I'm sorry, I couldn't really see anything wrong with the cake. It looked fine. Maybe I'm not a cake connosieur like you, but it looked perfectly edible and actually quite tasty looking. Not so terrible that it would warrant a Consumerist alert.
Because...wait for it...you bought a CAKE at WAL-MART! What did you expect?! An intricate tiered cake?
It looks like the box.
The cake looks fine. I've picked up several from Sam's Club (walmart warehouse) that tasted great! Way better than Costco (my previous favorite). And you can't come close to the price, even making it from scratch.
I used to work at baskin robbins and NOTHING we made came close to the pictures. Never did we receive complaints.
The pictures are meant as a visual aid, not a guarantee. If you want something professional grade, go to a professional source. When you buy from chain locations you're buying it for the taste or the cheapness, not how it looks.
@Aaron Pratt: "There's no way I'd accept this cake. Although it's a similar concept, the design's substantially different:
* The film strip bows up first rather than bowing down
* The overall cake color is white rather than yellow
* The letters are all one color rather than multiple colors"

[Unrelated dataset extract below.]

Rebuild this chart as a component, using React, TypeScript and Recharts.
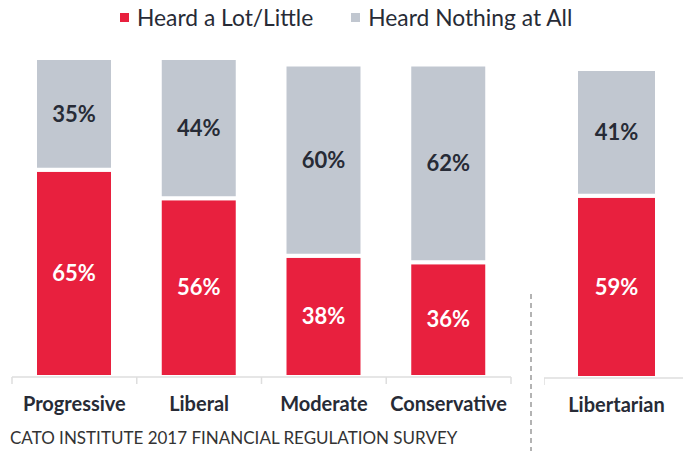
import React from "react";
import { BarChart, Bar, XAxis, YAxis, LabelList } from "recharts";

const categories = ["Progressive", "Liberal", "Moderate", "Conservative"];
const heardSome = [65, 56, 38, 36];
const heardNothing = [35, 44, 60, 62];

const libCategories = ["Libertarian"];
const libHeardSome = [59];
const libHeardNothing = [41];

const seriesNames = ["Heard a Lot/Little", "Heard Nothing at All"];
const footer = "CATO INSTITUTE 2017 FINANCIAL REGULATION SURVEY";

const RED = "#E8203E";
const GRAY = "#C1C7D0";
const DARK = "#272B36";
const AXIS = "#DEDEDE";
const FONT = "Lato, 'Open Sans', sans-serif";

const mainData = categories.map((name, i) => ({
  name,
  some: heardSome[i],
  nothing: heardNothing[i],
}));
const libData = libCategories.map((name, i) => ({
  name,
  some: libHeardSome[i],
  nothing: libHeardNothing[i],
}));

const pct = (v: any) => `${v}%`;

function CatTick(props: any) {
  const { x, y, payload, index, visibleTicksCount } = props;
  const half = payload?.offset ?? 0;
  const last = index === visibleTicksCount - 1;
  return (
    <g>
      <line x1={x - half} x2={x - half} y1={y} y2={y + 7} stroke={AXIS} strokeWidth={1.5} />
      {last && (
        <line x1={x + half} x2={x + half} y1={y} y2={y + 7} stroke={AXIS} strokeWidth={1.5} />
      )}
      <text
        x={x}
        y={y + 34}
        textAnchor="middle"
        fill={DARK}
        fontSize={20}
        fontWeight={700}
        fontFamily={FONT}
      >
        {payload.value}
      </text>
    </g>
  );
}

function Stack({ barSize }: { barSize: number }) {
  return (
    <>
      <YAxis hide domain={[0, 100]} />
      <Bar
        dataKey="some"
        name={seriesNames[0]}
        stackId="a"
        fill={RED}
        stroke="#fff"
        strokeWidth={4}
        barSize={barSize}
        isAnimationActive={false}
      >
        <LabelList
          dataKey="some"
          position="center"
          formatter={pct}
          fill="#fff"
          fontSize={22}
          fontWeight={700}
          fontFamily={FONT}
        />
      </Bar>
      <Bar
        dataKey="nothing"
        name={seriesNames[1]}
        stackId="a"
        fill={GRAY}
        stroke="#fff"
        strokeWidth={4}
        barSize={barSize}
        isAnimationActive={false}
      >
        <LabelList
          dataKey="nothing"
          position="center"
          formatter={pct}
          fill={DARK}
          fontSize={22}
          fontWeight={700}
          fontFamily={FONT}
        />
      </Bar>
      <XAxis
        dataKey="name"
        height={30}
        axisLine={{ stroke: AXIS, strokeWidth: 1.5 }}
        tickLine={false}
        tickSize={0}
        tickMargin={0}
        interval={0}
        tick={<CatTick />}
      />
    </>
  );
}

export default function App() {
  return (
    <div
      style={{
        position: "absolute",
        left: 0,
        top: 0,
        width: 683,
        height: 451,
        overflow: "hidden",
        background: "#fff",
        fontFamily: FONT,
      }}
    >
      <div
        style={{
          position: "absolute",
          left: 120,
          top: 3,
          display: "flex",
          alignItems: "center",
          fontSize: 22.8,
          color: DARK,
          whiteSpace: "nowrap",
        }}
      >
        {seriesNames.map((n, i) => (
          <div key={n} style={{ display: "flex", alignItems: "center", marginRight: 38 }}>
            <span
              style={{
                width: 9,
                height: 9,
                background: i === 0 ? RED : GRAY,
                marginRight: 8,
                display: "inline-block",
              }}
            />
            <span>{n}</span>
          </div>
        ))}
      </div>

      <div style={{ position: "absolute", left: 0, top: 0 }}>
        <BarChart
          width={520}
          height={451}
          data={mainData}
          margin={{ top: 58, left: 12, right: 9, bottom: 44 }}
        >
          {Stack({ barSize: 78 })}
        </BarChart>
      </div>

      <div style={{ position: "absolute", left: 544, top: 0 }}>
        <BarChart
          width={145}
          height={451}
          data={libData}
          margin={{ top: 69, left: 0, right: 0, bottom: 43 }}
        >
          {Stack({ barSize: 81 })}
        </BarChart>
      </div>

      <svg
        style={{ position: "absolute", left: 529, top: 294 }}
        width={4}
        height={157}
      >
        <line x1={2} x2={2} y1={0} y2={157} stroke="#9A9A9A" strokeWidth={1.5} strokeDasharray="5 4" />
      </svg>

      <div
        style={{
          position: "absolute",
          left: 10,
          top: 427,
          fontSize: 17,
          color: "#333",
          whiteSpace: "nowrap",
        }}
      >
        {footer}
      </div>
    </div>
  );
}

My God people, are you for real?
Anyone want to bet 9.97 that there's some kind of fine print in that cake book that says "actual cake may vary from photographs" or something like that?
Gee whiz, people. Be reasonable. It's a ten dollar birthday cake.





















Anytime I'm ordering a cake for an event, I ALWAYS ALWAYS ALWAYS pick it up late the day before the event for just this reason.
If you leave yourself a little time, you always have options. If you wait til an hour before, then you're stuck with whatever (if ANY) discount they want to give you.
On the other hand, I've ordered several cakes from WalMart, and never had a problem.